Neither of the standard models for explaining society — the melting pot or the multicultural “salad bowl” — do a good job of distilling this tension between the two visions. Interestingly, almost as many senior citizens as young adults held to the latter “diversity” vision. And two-thirds of Americans from the liberal Northeast share the longing for a more religious rather than a more secular nation. For many Americans the future seems to be one where “cultural groups have their own trajectories and orbits, but in which there is enough moral `gravity’ at the center to keep things orderly, both preventing Americans from flying completely off in their own direction and from bumping haphazardly into each other . . .”
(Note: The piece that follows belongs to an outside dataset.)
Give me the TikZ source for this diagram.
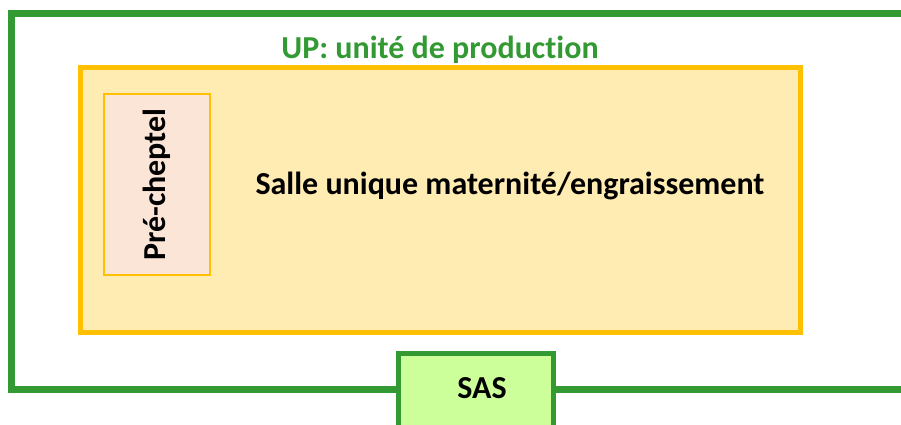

(Insight, University of Virginia, P.O. Box 400816, Charlottesville, VA 22904-4816; http://www.virginia.edu/iasc)
04: A UCLA survey finds that while most Roman Catholic students, whether in Catholic colleges or nonsectarian ones, may start out holding conservative moral positions, by the time they are seniors they have moved significantly to the left.
The survey, cited in the March 6 New York Times finds that the proportion of students adopting more liberal attitudes on such issues as abortion, premarital sex, and gay rights, over the course of their college years is similar at Catholic and non-Catholic schools. As freshmen, 37.9 percent of the Catholic students at Catholic colleges and just under 49.5 percent of the Catholic students at non-sectarian schools said abortion should be legal; as seniors, 51.7 percent of those at Catholic schools and 59 percent of Catholics at non-sectarian colleges took that view.
Critics of the study say that only the more liberal, highly selective Catholic colleges were selected for the study. Most studies of change among students during their education show increasing liberalization, which may mean that cultural influences rather than the colleges themselves may be the reason for such liberalization.
05: Rather than “civilizational clashes” over support for democracy, the largest chasm between Islamic and Western countries is over gender and sexual issues, according to an analysis of recent World Values Surveys.
In analyzing the University of Michigan-based surveys conducted in 1995-96 and 2000-2002, researchers Ronald Inglehart and Pippa Norris find widespread support for democracy in Islamic, Western and other societies. For instance, in Albania, Egypt, Bangladesh, Azerbaijan, Indonesia, Morocco, and Turkey, 92 to 99 percent of the public endorsed democratic institutions (such as free elections, free press, and a disavowal of authoritarian rule) — a higher proportion than in the U.S. (89 percent). They write in Foreign Policy magazine (March/April) that even though citizens in some Muslim countries agreed that their leaders should be religious, this sentiment was also found in Latin America and even the U.S.
The real clash was found in how tolerant respondents were over issues of women’s equality and sexual liberalization. The researchers find that none of the societies in which less than 30 percent of the public rejected the statement that “men make better political leaders than women” are true democracies. It was also found that among authoritarian and quasi-democratic states, the rejection of homosexuality was deeply entrenched. Muslim societies were not uniquely low on the scale of tolerance and gender equality (many former Soviet states, such as Georgia and Armenia, were just as low).
But the Muslim-Western gap is getting wider–as younger Westerners become more egalitarian than their elders, the youth in Islamic societies have “remained almost as traditional as their parents and grandparents.”
(Foreign Policy, 1779 Massachusetts Ave., NW, Washington, DC 20036.)